Fed Cuts Rates, But Not The One People Watch

The Federal Reserve did indeed cut interest rates yesterday in an announcement following its Federal Open Market Committee meeting. The rate that was cut, however, wasn’t the target rate of federal funds loaned between banks overnight. It was the rate paid directly by the Fed to holders of those federal funds, the interest rate paid on excess reserves, AKA IOER. This is the only rate the Federal Reserve literally directly controls by fiat, and the point of lowering it is to encourage banks to loan out federal funds rather than hoard them at the central bank. The IOER was lowered by 5 basis points to 2.35%, and this is supposed to lower the federal funds rate which as of yesterday was trading at 2.45%, 5 basis point above the previous IOER of 2.4%. Since that isn’t supposed to happen, the Fed wants to see if lowering the IOER further will relieve pressure on the federal funds rate. Nobody knows if it actually will. Stay tuned and find out. Information available at the New York Fed.

Cannabis Stock News Daily Roundup May 1

Netflix Price Hikes Kick In

The merry month of May will see new price hikes from Netflix (NASDAQ:NFLX), while America chills, Netflix hopes. The streaming giant is trying to offset costs from its investment in original content. Price hikes were announced back in January and have been rolling out globally, but US customers will start seeing the affects this month. The premium plan is moving up to $15.99 a month from $13.99. The standard plan goes from $10.99 to $12.99, and the basic plan will be moving up from $7.99 to $8.99. Expenditures on original content are expected to be $15 billion this year, so we better see some really awesome stuff. The company is hoping that the price increases don’t attract defections to streaming competitors Disney (NYSE:DIS) and Amazon (NASDAQ:AMZN). Once again, stay tuned and find out.

Mondelez Goes to Pot

Mondelez (NASDAQ:MDLZ), the owner of Nabsico, the maker of Oreos, Chips Ahoy, and Triscuits among other scrumptious snacks, is thinking about lacing its cookies, or perhaps rather future cookie and cracker brands, with cannabis. Not the kind that makes you all contemplative and philosophical, but the kind that you don’t notice but aids in fighting inflammation and other immune issues.  “Our current range of brands are family oriented and we don’t currently intend to bring any cannabis or CBD products under these brands,” said a spokesman, meaning the company probably won’t risk tainting its family-oriented product brands with cannabidiol (CBD), at least not yet. Which means they may launch new brands and a different product line so as not to confuse people and disturb customer loyalties. In any case, the FDA is examining CBD as a food additive, and the possibility of classifying it as GRAS, no pun intended, which stands for Generally Recognized As Safe.

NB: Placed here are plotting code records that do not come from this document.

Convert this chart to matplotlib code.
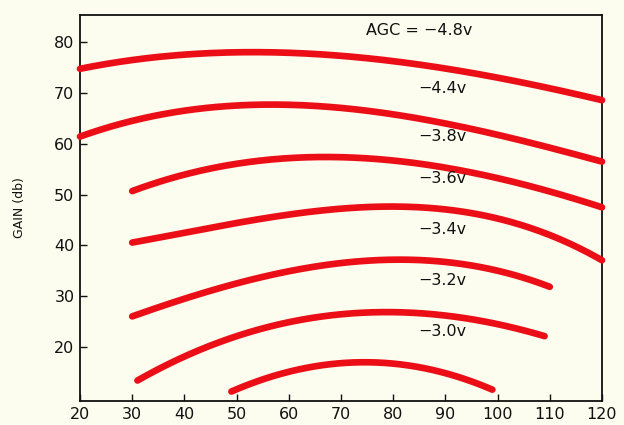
import numpy as np
import matplotlib.pyplot as plt

# Gain vs. frequency at several AGC bias voltages
agc_labels = ["AGC = \u22124.8v", "\u22124.4v", "\u22123.8v", "\u22123.6v", "\u22123.4v", "\u22123.2v", "\u22123.0v"]

x_48 = [20, 30, 40, 50, 60, 70, 80, 90, 100, 110, 120]
g_48 = [74.6, 76.7, 77.5, 77.8, 77.8, 77.3, 76.3, 74.9, 72.9, 70.8, 68.6]

x_44 = [20, 30, 40, 50, 60, 70, 80, 90, 100, 110, 120]
g_44 = [61.2, 64.9, 66.5, 67.2, 67.5, 67.0, 66.1, 64.1, 61.6, 59.0, 56.6]

x_38 = [30, 40, 50, 60, 70, 80, 90, 100, 110, 120]
g_38 = [50.5, 54.3, 56.0, 56.9, 57.3, 56.8, 55.3, 53.3, 50.5, 47.5]

x_36 = [30, 40, 50, 60, 70, 80, 90, 100, 110, 120]
g_36 = [40.3, 42.9, 44.5, 45.9, 47.0, 47.5, 47.2, 45.5, 42.0, 37.0]

x_34 = [30, 40, 50, 60, 70, 80, 90, 100, 110]
g_34 = [25.9, 29.8, 32.5, 34.7, 36.5, 37.3, 36.7, 35.1, 31.8]

x_32 = [31, 40, 50, 60, 70, 80, 90, 100, 109]
g_32 = [13.1, 18.8, 22.0, 24.7, 26.3, 26.9, 26.3, 24.7, 22.0]

x_30 = [49, 60, 70, 80, 90, 99]
g_30 = [11.2, 15.4, 16.5, 16.9, 14.9, 11.6]

series = [(x_48, g_48), (x_44, g_44), (x_38, g_38), (x_36, g_36),
          (x_34, g_34), (x_32, g_32), (x_30, g_30)]
label_pos = [(74.8, 82.2), (84.8, 70.8), (84.8, 61.4), (84.8, 53.1),
             (84.8, 43.2), (84.8, 33.0), (84.8, 23.1)]

x_ticks = [20, 30, 40, 50, 60, 70, 80, 90, 100, 110, 120]
y_ticks = [20, 30, 40, 50, 60, 70, 80]

bg = "#fcfcef"
red = "#ec0e17"

fig = plt.figure(figsize=(6.24, 4.25), dpi=100, facecolor=bg)
ax = fig.add_axes([80 / 624, 24 / 425, 522 / 624, 386 / 425], facecolor=bg)

for xs, gs in series:
    xs = np.asarray(xs, float)
    gs = np.asarray(gs, float)
    coeffs = np.polyfit(xs, gs, min(3, len(xs) - 1))
    xf = np.linspace(xs[0], xs[-1], 200)
    ax.plot(xf, np.polyval(coeffs, xf), color=red, lw=4.8,
            solid_capstyle="round", clip_on=False, zorder=3)

for text, (tx, ty) in zip(agc_labels, label_pos):
    ax.text(tx, ty, text, fontsize=11.5, color="#111111", ha="left", va="center",
            fontfamily="DejaVu Sans")

ax.set_xlim(20, 120)
ax.set_ylim(9.4, 85.3)
ax.set_xticks(x_ticks)
ax.set_yticks(y_ticks)
ax.tick_params(direction="in", length=5, width=1, labelsize=11.5, colors="#111111", pad=4)
for s in ax.spines.values():
    s.set_linewidth(1.3)
    s.set_color("#111111")

ax.set_ylabel("GAIN (db)", fontsize=9, color="#111111", labelpad=20)

fig.savefig("out.png", dpi=100, facecolor=bg)
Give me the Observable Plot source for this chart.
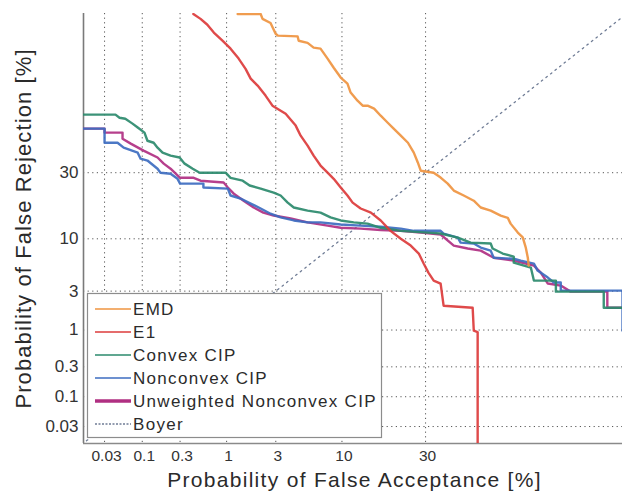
<!DOCTYPE html>
<html>
<head>
<meta charset="utf-8">
<script src="https://cdn.jsdelivr.net/npm/d3@7"></script>
<script src="https://cdn.jsdelivr.net/npm/@observablehq/plot@0.6"></script>
<style>
  html, body { margin: 0; padding: 0; background: #fff; }
  #chart { width: 623px; height: 499px; }
</style>
</head>
<body>
<div id="chart"></div>
<script>
// ---------- data (percentages) ----------
const xTicks = [0.03, 0.1, 0.3, 1, 3, 10, 30];
const yTicks = [0.03, 0.1, 0.3, 1, 3, 10, 30];
const xDomainPct = [0.0146, 89.6];
const yDomainPct = [0.0144, 90.3];
const xTitle = "Probability of False Acceptance [%]";
const yTitle = "Probability of False Rejection [%]";

const seriesNames = ["EMD", "E1", "Convex CIP", "Nonconvex CIP", "Unweighted Nonconvex CIP", "Boyer"];
const seriesColors = ["#ef9440", "#dc3b3b", "#2b8a6c", "#3d6cc0", "#b02f82", "#6f7c95"];

const emdFA = [1.3, 2.18, 2.27, 2.69, 2.99, 3.13, 4.62, 4.71, 5.56, 6.2, 7.0, 7.9, 8.75, 9.8, 10.9, 11.45, 12.7, 13.7, 14.7, 16.1, 17.6, 19.3, 20.8, 22.7, 24.7, 26.4, 27.6, 28.5, 32.6, 34.9, 37.3, 39.4, 42.9, 46.5, 49.0, 52.6, 56.2, 58.7, 59.7, 62.2, 63.9, 64.9, 65.6, 65.9];
const emdFR = [90.2, 90.2, 89.2, 88.3, 85.7, 85.2, 85.0, 83.8, 83.2, 81.8, 81.5, 78.3, 75.1, 71.4, 69.0, 65.3, 61.8, 59.6, 59.6, 58.3, 55.1, 51.9, 49.2, 46.0, 42.8, 38.4, 34.2, 30.8, 30.0, 28.1, 25.8, 23.3, 21.6, 19.9, 17.8, 16.9, 15.5, 14.9, 13.4, 11.3, 10.3, 8.4, 6.7, 5.6];

const e1FA = [0.43, 0.52, 0.62, 0.73, 0.91, 1.1, 1.33, 1.56, 1.75, 2.04, 2.42, 2.8, 3.66, 4.45, 4.89, 5.56, 6.2, 7.0, 7.9, 8.75, 9.8, 10.9, 11.8, 13.3, 15.4, 17.6, 20.0, 22.7, 25.5, 27.9, 29.4, 30.9, 32.6, 34.9, 35.9, 46.1, 46.5, 47.9, 47.9];
const e1FR = [90.2, 89.2, 87.9, 86.0, 83.8, 81.5, 78.3, 74.7, 71.0, 68.2, 64.0, 59.6, 56.0, 50.6, 46.0, 41.5, 37.1, 32.9, 30.0, 27.6, 24.4, 21.6, 19.3, 17.5, 16.3, 14.2, 11.7, 10.0, 8.7, 7.35, 5.88, 4.76, 3.92, 3.64, 2.03, 1.92, 0.98, 0.94, 0.01];

const convexFA = [0.014, 0.043, 0.049, 0.059, 0.074, 0.087, 0.107, 0.117, 0.141, 0.158, 0.183, 0.23, 0.296, 0.34, 0.423, 0.508, 0.976, 1.10, 1.46, 1.71, 2.18, 2.87, 3.31, 3.81, 4.29, 5.56, 7.0, 8.3, 9.8, 12.0, 14.7, 17.6, 22.7, 30.6, 34.9, 40.8, 45.4, 52.6, 53.3, 56.9, 60.8, 60.8, 66.6, 67.6, 74.4, 74.4, 86.2, 86.2, 91];
const convexFR = [55.6, 55.6, 54.2, 53.7, 51.5, 49.7, 47.4, 43.7, 42.8, 40.6, 38.4, 37.1, 36.3, 33.7, 31.6, 30.0, 30.0, 28.0, 26.9, 25.1, 24.0, 22.6, 21.6, 19.3, 17.8, 16.9, 16.3, 15.0, 14.2, 13.7, 13.4, 12.4, 11.7, 11.3, 11.1, 10.25, 9.26, 9.08, 8.18, 7.35, 6.87, 6.0, 5.36, 3.92, 3.92, 2.96, 2.96, 1.92, 1.92];

const nonconvexFA = [0.014, 0.030, 0.030, 0.046, 0.056, 0.087, 0.095, 0.117, 0.158, 0.172, 0.23, 0.28, 0.30, 0.56, 0.56, 1.03, 1.10, 1.39, 1.75, 2.18, 2.69, 3.31, 4.29, 5.56, 7.0, 9.8, 13.3, 17.6, 22.7, 26.4, 34.9, 35.9, 40.8, 41.8, 46.5, 49.0, 52.6, 53.7, 60.8, 63.2, 67.6, 68.8, 72.0, 73.8, 75.8, 75.8, 89.6, 89.6, 91];
const nonconvexFR = [49.2, 49.2, 42.8, 42.8, 40.6, 38.4, 35.8, 35.0, 31.6, 30.0, 29.6, 27.6, 25.8, 25.8, 24.4, 24.0, 21.6, 20.6, 19.0, 17.5, 16.0, 15.0, 14.2, 13.7, 13.7, 13.2, 12.9, 12.65, 12.2, 11.7, 11.7, 11.1, 10.25, 9.26, 9.08, 8.35, 7.83, 6.7, 6.55, 6.28, 5.88, 4.99, 4.22, 3.74, 3.74, 3.04, 3.04, 0.98, 0.98];

const unweightedFA = [0.014, 0.030, 0.030, 0.054, 0.054, 0.070, 0.104, 0.158, 0.189, 0.23, 0.30, 0.434, 0.52, 0.93, 1.03, 1.18, 1.49, 1.87, 2.31, 2.87, 4.04, 5.56, 7.9, 9.8, 13.3, 17.6, 22.7, 28.5, 34.9, 39.4, 44.3, 49.0, 53.7, 60.8, 67.6, 69.8, 72.0, 75.8, 78.5, 86.9, 86.9, 91];
const unweightedFR = [49.2, 49.2, 47.4, 47.4, 44.6, 42.4, 39.3, 36.3, 33.7, 31.6, 28.0, 28.0, 26.9, 26.2, 24.4, 22.3, 19.9, 17.8, 16.3, 15.5, 14.7, 13.7, 12.9, 12.4, 12.2, 11.9, 11.7, 11.3, 10.9, 8.7, 8.18, 7.83, 6.7, 6.28, 5.61, 4.76, 3.64, 3.46, 2.96, 2.96, 1.92, 1.92];

const diagonalPct = [0.01, 95];

// ---------- normal-deviate (DET) scale helper ----------
function probit(p) {
  const a = [-3.969683028665376e+01, 2.209460984245205e+02, -2.759285104469687e+02, 1.383577518672690e+02, -3.066479806614716e+01, 2.506628277459239e+00];
  const b = [-5.447609879822406e+01, 1.615858368580409e+02, -1.556989798598866e+02, 6.680131188771972e+01, -1.328068155288572e+01];
  const c = [-7.784894002430293e-03, -3.223964580411365e-01, -2.400758277161838e+00, -2.549732539343734e+00, 4.374664141464968e+00, 2.938163982698783e+00];
  const d = [7.784695709041462e-03, 3.224671290700398e-01, 2.445134137142996e+00, 3.754408661907416e+00];
  const pl = 0.02425, ph = 1 - pl;
  let q, r;
  if (p < pl) {
    q = Math.sqrt(-2 * Math.log(p));
    return (((((c[0]*q+c[1])*q+c[2])*q+c[3])*q+c[4])*q+c[5]) / ((((d[0]*q+d[1])*q+d[2])*q+d[3])*q+1);
  }
  if (p <= ph) {
    q = p - 0.5; r = q * q;
    return (((((a[0]*r+a[1])*r+a[2])*r+a[3])*r+a[4])*r+a[5])*q / (((((b[0]*r+b[1])*r+b[2])*r+b[3])*r+b[4])*r+1);
  }
  q = Math.sqrt(-2 * Math.log(1 - p));
  return -(((((c[0]*q+c[1])*q+c[2])*q+c[3])*q+c[4])*q+c[5]) / ((((d[0]*q+d[1])*q+d[2])*q+d[3])*q+1);
}
const P = v => probit(v / 100);

const toRows = (fa, fr) => fa.map((v, i) => ({fa: v, fr: fr[i]}));
const curves = [
  {name: "Unweighted Nonconvex CIP", rows: toRows(unweightedFA, unweightedFR), color: seriesColors[4]},
  {name: "Nonconvex CIP", rows: toRows(nonconvexFA, nonconvexFR), color: seriesColors[3]},
  {name: "Convex CIP", rows: toRows(convexFA, convexFR), color: seriesColors[2]},
  {name: "EMD", rows: toRows(emdFA, emdFR), color: seriesColors[0]},
  {name: "E1", rows: toRows(e1FA, e1FR), color: seriesColors[1]}
];

const gridStyle = {stroke: "#3a3a3a", strokeWidth: 1, strokeDasharray: "1.2,3.4", strokeOpacity: 0.85};

const chart = Plot.plot({
  width: 623,
  height: 499,
  marginLeft: 83,
  marginRight: 1,
  marginTop: 13,
  marginBottom: 56,
  x: {type: "linear", domain: xDomainPct.map(P), axis: null},
  y: {type: "linear", domain: yDomainPct.map(P), axis: null},
  style: {fontFamily: "'Liberation Sans', Arial, sans-serif", background: "#fff", color: "#2a2a2a"},
  marks: [
    Plot.ruleX(xTicks, {x: d => P(d), ...gridStyle}),
    Plot.ruleY(yTicks, {y: d => P(d), ...gridStyle}),
    Plot.line(diagonalPct, {x: d => P(d), y: d => P(d), stroke: "#6f7c95", strokeWidth: 1.3, strokeDasharray: "1.6,4.2", clip: true}),
    Plot.ruleX([xDomainPct[0]], {x: d => P(d), stroke: "#7a7a7a", strokeWidth: 1.6}),
    Plot.ruleY([yDomainPct[0]], {y: d => P(d), stroke: "#8a8a8a", strokeWidth: 1.6}),
    ...curves.map(c => Plot.line(c.rows, {
      x: d => P(d.fa), y: d => P(d.fr),
      stroke: c.color, strokeWidth: 2.4, strokeOpacity: 0.92, clip: true
    })),
    Plot.text(xTicks, {x: d => P(d), frameAnchor: "bottom", lineAnchor: "middle", dy: 13, dx: 2, text: d => String(d), fontSize: 15.5, fill: "#333"}),
    Plot.text(yTicks, {y: d => P(d), frameAnchor: "left", lineAnchor: "middle", dx: -5, textAnchor: "end", text: d => String(d), fontSize: 17, fill: "#333"}),
    Plot.text([xTitle], {frameAnchor: "bottom", lineAnchor: "middle", textAnchor: "middle", dy: 37, dx: 1.5, fontSize: 21, fill: "#2a2a2a"}),
    Plot.text([yTitle], {frameAnchor: "left", lineAnchor: "middle", textAnchor: "middle", dx: -60, rotate: -90, fontSize: 22, fill: "#2a2a2a"})
  ]
});

document.getElementById("chart").appendChild(chart);

const svg = d3.select(chart);
svg.selectAll("text").filter(function() { return this.textContent === xTitle; })
  .style("letter-spacing", "1.3px");
svg.selectAll("text").filter(function() { return this.textContent === yTitle; })
  .style("letter-spacing", "1.1px");

// ---------- legend ----------
const lg = svg.append("g")
  .attr("font-family", "'Liberation Sans', Arial, sans-serif")
  .attr("text-anchor", "start");
lg.append("rect")
  .attr("x", 87.5).attr("y", 293.5).attr("width", 294).attr("height", 144)
  .attr("fill", "#fff").attr("stroke", "#8c8c8c").attr("stroke-width", 1.2);
const legendWidths = [1.6, 1.6, 1.6, 1.6, 3.6, 1.6];
const legendDash = [null, null, null, null, null, "2,1.5"];
seriesNames.forEach((name, i) => {
  const cy = 309 + i * 23;
  const ln = lg.append("line")
    .attr("x1", 95).attr("x2", 131).attr("y1", cy).attr("y2", cy)
    .attr("stroke", seriesColors[i]).attr("stroke-width", legendWidths[i]);
  if (legendDash[i]) ln.attr("stroke-dasharray", legendDash[i]);
  lg.append("text")
    .attr("x", 133).attr("y", cy).attr("dy", "0.36em")
    .attr("text-anchor", "start")
    .attr("font-size", 17).attr("letter-spacing", "1.3px")
    .attr("fill", "#2b2b2b").text(name);
});
</script>
</body>
</html>
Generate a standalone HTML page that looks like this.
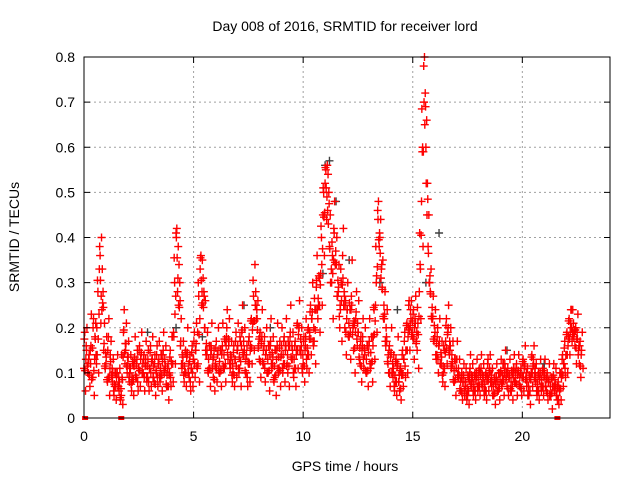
<!DOCTYPE html>
<html><head><meta charset="utf-8"><style>
html,body{margin:0;padding:0;background:#fff}
svg{display:block;font-family:"Liberation Sans",sans-serif}
</style></head><body>
<svg id="chart" width="640" height="480" viewBox="0 0 640 480">
<text x="345" y="31" font-size="14" text-anchor="middle">Day 008 of 2016, SRMTID for receiver lord</text>
<text x="345" y="471" font-size="14" text-anchor="middle">GPS time / hours</text>
<text transform="translate(19,237) rotate(-90)" font-size="14" text-anchor="middle">SRMTID / TECUs</text>
<g id="grid"></g>
<g id="marks"></g>
<rect x="84" y="57" width="526" height="361" fill="none" stroke="#000" stroke-width="1"/>
<g id="ticks"></g>
</svg>
<script>
const xTicks=[0,5,10,15,20];
const yTicks=[0,0.1,0.2,0.3,0.4,0.5,0.6,0.7,0.8];
const yTickLabels=["0","0.1","0.2","0.3","0.4","0.5","0.6","0.7","0.8"];
const seriesMid=[.11,.16,.10,.12,.09,.18,.14,.33,.40,.15,.12,.09,.14,.08,.07,.10,.06,.05,.19,.15,.12,.10,.08,.13,.09,.11,.14,.10,.12,.09,.11,.13,.08,.10,.12,.09,.14,.11,.07,.10,.12,.18,.41,.38,.16,.12,.10,.14,.09,.11,.13,.15,.12,.33,.35,.20,.14,.11,.16,.09,.12,.14,.10,.15,.11,.18,.16,.12,.10,.13,.15,.11,.19,.14,.10,.12,.16,.21,.34,.22,.13,.17,.12,.14,.10,.16,.12,.09,.15,.11,.14,.12,.16,.10,.18,.13,.11,.15,.20,.14,.12,.16,.14,.19,.22,.17,.29,.25,.32,.45,.52,.56,.38,.30,.42,.34,.28,.24,.36,.20,.24,.18,.27,.15,.22,.19,.12,.16,.14,.10,.16,.12,.18,.25,.46,.40,.29,.22,.18,.10,.14,.09,.08,.12,.06,.10,.13,.15,.20,.24,.18,.22,.15,.28,.48,.78,.60,.38,.28,.22,.18,.14,.16,.12,.10,.17,.19,.15,.12,.08,.13,.09,.06,.08,.07,.05,.10,.08,.06,.09,.07,.10,.08,.06,.09,.11,.07,.05,.08,.06,.10,.08,.12,.07,.09,.06,.11,.08,.10,.07,.09,.12,.07,.05,.10,.13,.08,.06,.09,.07,.10,.06,.08,.05,.09,.07,.04,.06,.10,.12,.14,.18,.21,.24,.16,.19,.12,.15];
const seriesHigh=[.19,.20,.14,.23,.22,.21,.28,.36,.33,.21,.18,.22,.17,.13,.10,.14,.11,.09,.24,.21,.17,.14,.12,.18,.15,.16,.19,.14,.17,.15,.16,.18,.14,.16,.17,.14,.19,.16,.12,.15,.18,.30,.42,.34,.22,.17,.15,.20,.14,.16,.19,.21,.27,.36,.31,.26,.19,.16,.21,.15,.17,.20,.15,.21,.17,.24,.22,.17,.16,.19,.21,.17,.25,.20,.16,.18,.22,.27,.28,.26,.19,.24,.18,.20,.16,.22,.18,.15,.21,.17,.20,.18,.22,.16,.25,.19,.17,.21,.26,.20,.18,.22,.20,.25,.30,.24,.36,.31,.40,.50,.55,.54,.45,.36,.48,.40,.34,.30,.42,.26,.30,.24,.35,.21,.28,.26,.18,.22,.20,.16,.22,.18,.24,.30,.48,.44,.35,.28,.24,.16,.20,.14,.13,.18,.11,.15,.19,.21,.26,.26,.24,.27,.21,.34,.59,.80,.66,.45,.33,.27,.24,.20,.22,.17,.15,.22,.25,.20,.17,.13,.17,.13,.10,.12,.11,.09,.14,.12,.10,.13,.11,.14,.12,.10,.13,.14,.11,.09,.12,.10,.13,.12,.15,.11,.13,.10,.14,.12,.14,.11,.13,.16,.11,.09,.14,.16,.12,.10,.13,.11,.13,.10,.12,.09,.12,.11,.08,.10,.14,.17,.19,.22,.24,.21,.20,.23,.17,.19];
const seriesLow=[.06,.10,.07,.09,.05,.12,.10,.21,.28,.11,.08,.05,.09,.05,.04,.07,.04,.03,.12,.10,.08,.06,.05,.09,.06,.07,.10,.06,.08,.06,.07,.09,.05,.07,.08,.06,.10,.07,.04,.07,.08,.12,.28,.30,.11,.08,.07,.10,.06,.07,.09,.11,.08,.25,.28,.14,.10,.07,.11,.06,.08,.10,.07,.11,.08,.13,.11,.08,.07,.09,.10,.07,.14,.10,.07,.08,.12,.15,.22,.16,.09,.12,.08,.10,.06,.11,.08,.05,.10,.07,.10,.08,.12,.07,.13,.09,.07,.11,.15,.10,.08,.11,.10,.14,.16,.12,.22,.19,.25,.36,.44,.50,.30,.22,.34,.27,.20,.17,.28,.14,.18,.13,.20,.10,.16,.13,.08,.11,.10,.07,.11,.08,.13,.19,.38,.33,.22,.16,.12,.07,.10,.06,.05,.08,.04,.07,.09,.10,.15,.19,.13,.17,.11,.22,.38,.72,.52,.30,.22,.17,.13,.10,.12,.08,.07,.12,.14,.11,.08,.05,.09,.06,.04,.05,.04,.03,.07,.05,.04,.06,.05,.07,.05,.04,.06,.08,.05,.03,.06,.04,.07,.05,.09,.05,.06,.04,.08,.05,.07,.05,.06,.09,.05,.03,.07,.10,.05,.04,.06,.05,.07,.04,.05,.02,.06,.05,.03,.04,.07,.09,.10,.14,.17,.19,.12,.15,.09,.11];
const grayTimes=[4.2,5.4,7.3,10.9,11.2,11.5,13.5,14.3,15.6,16.2,19.3,21.0,11.0,12.1,8.5,2.9];
const grayValues=[.20,.18,.25,.32,.57,.48,.30,.24,.30,.41,.15,.12,.56,.35,.20,.19];
const zeroTimes=[0.05,1.7,21.6];
const step=0.1;

const X0=84,X1=610,Y0=418,Y1=57,XMAX=24,YMAX=0.8;
function xs(t){return X0+(X1-X0)*t/XMAX;}
function ys(v){return Y0-(Y0-Y1)*v/YMAX;}
const NS="http://www.w3.org/2000/svg";
const grid=document.getElementById('grid'),ticks=document.getElementById('ticks'),marks=document.getElementById('marks');
function mk(tag,attrs,parent){const e=document.createElementNS(NS,tag);for(const k in attrs)e.setAttribute(k,attrs[k]);parent.appendChild(e);return e;}
xTicks.forEach(t=>{
  const x=xs(t);
  if(t>0){const g=mk('line',{x1:x,x2:x,y1:Y0,y2:Y1,stroke:'#a0a0a0','stroke-dasharray':'2,3','stroke-width':1},grid);
  
  }
  mk('line',{x1:x,x2:x,y1:Y0,y2:Y0-6,stroke:'#000'},ticks);
  mk('line',{x1:x,x2:x,y1:Y1,y2:Y1+6,stroke:'#000'},ticks);
  const l=mk('text',{x:x,y:Y0+23,'font-size':14,'text-anchor':'middle'},ticks);l.textContent=t;
  
  
});
yTicks.forEach((v,i)=>{
  const y=ys(v);
  if(i>0&&i<yTicks.length-1){const g=mk('line',{x1:X0,x2:X1,y1:y,y2:y,stroke:'#a0a0a0','stroke-dasharray':'2,3','stroke-width':1},grid);
  
  }
  mk('line',{x1:X0,x2:X0+6,y1:y,y2:y,stroke:'#000'},ticks);
  mk('line',{x1:X1,x2:X1-6,y1:y,y2:y,stroke:'#000'},ticks);
  const l=mk('text',{x:X0-9,y:y+5,'font-size':14,'text-anchor':'end'},ticks);l.textContent=yTickLabels[i];
  
  
});
function plus(t,v,color){
  const x=xs(t),y=ys(v);
  const p=mk('path',{d:`M${x-4},${y}h8M${x},${y-4}v8`,stroke:color,'stroke-width':1.4,fill:'none'},marks);
  
  
}
grayTimes.forEach((t,i)=>plus(t,grayValues[i],'#404040'));
seriesMid.forEach((v,i)=>plus(i*step,v,'#ff0000'));
seriesHigh.forEach((v,i)=>plus(i*step+0.035,v,'#ff0000'));
seriesLow.forEach((v,i)=>plus(i*step+0.07,v,'#ff0000'));
seriesMid.forEach((v,i)=>{if(i<seriesMid.length-1)plus(i*step+0.05,(v+seriesLow[i+1])/2,'#ff0000');});
seriesHigh.forEach((v,i)=>{if(i<seriesHigh.length-1)plus(i*step+0.015,(v+seriesMid[i+1])/2,'#ff0000');});
seriesLow.forEach((v,i)=>{if(i<seriesLow.length-1)plus(i*step+0.085,(v+seriesHigh[i+1])/2,'#ff0000');});
zeroTimes.forEach(t=>{
  const r=mk('rect',{x:xs(t)-3,y:Y0-2,width:6,height:4,fill:'#ff0000'},marks);
  
  
});
</script>
</body></html>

Qualcomm Dulls After Recent Pop

Qualcomm (NASDAQ:QCOM), which jumped back up to its 2000 Nasdaq bubble highs on news of a settlement with Apple (NASDAQ:AAPL) two weeks ago, didn’t impress with a lackluster Q3 sales forecast due to weaker smartphone demand in China. Analysts were expecting $5.26B in top line revenue and only got guidance of $4.7 to $5.5B, which could still beat expectations, but the midpoint of that range is below it. Shares were down 3% in after hours trading yesterday, so we’ll see what the new day brings. Executives were also mum on Apple’s scheduled royalty payments due to the settlement.

Elon Musk’s 9 Twitter No No’s

There are 9 things that Tesla (NASDAQ:TSLA) CEO Elon Musk needs explicit permission to tweet about from his board of directors, because the first amendment to the constitution about making no laws limiting free speech was never really meant to be taken literally. The 9 things are:

  1. Financial condition, including but not limited to April Fool’s jokes about bankruptcy
  2. Mergers and acquisitions and other related corporate seesaws
  3. Production numbers
  4. New business lines or change in business
  5. Projections not in official guidance
  6. Financings and other securities-related stuff
  7. Nonpublic regulatory decisions
  8. Any event requiring an 8-K filing
  9. Whatever the board says not to tweet about.

Will Musk follow these restrictions? It would certainly make for good news if he doesn’t.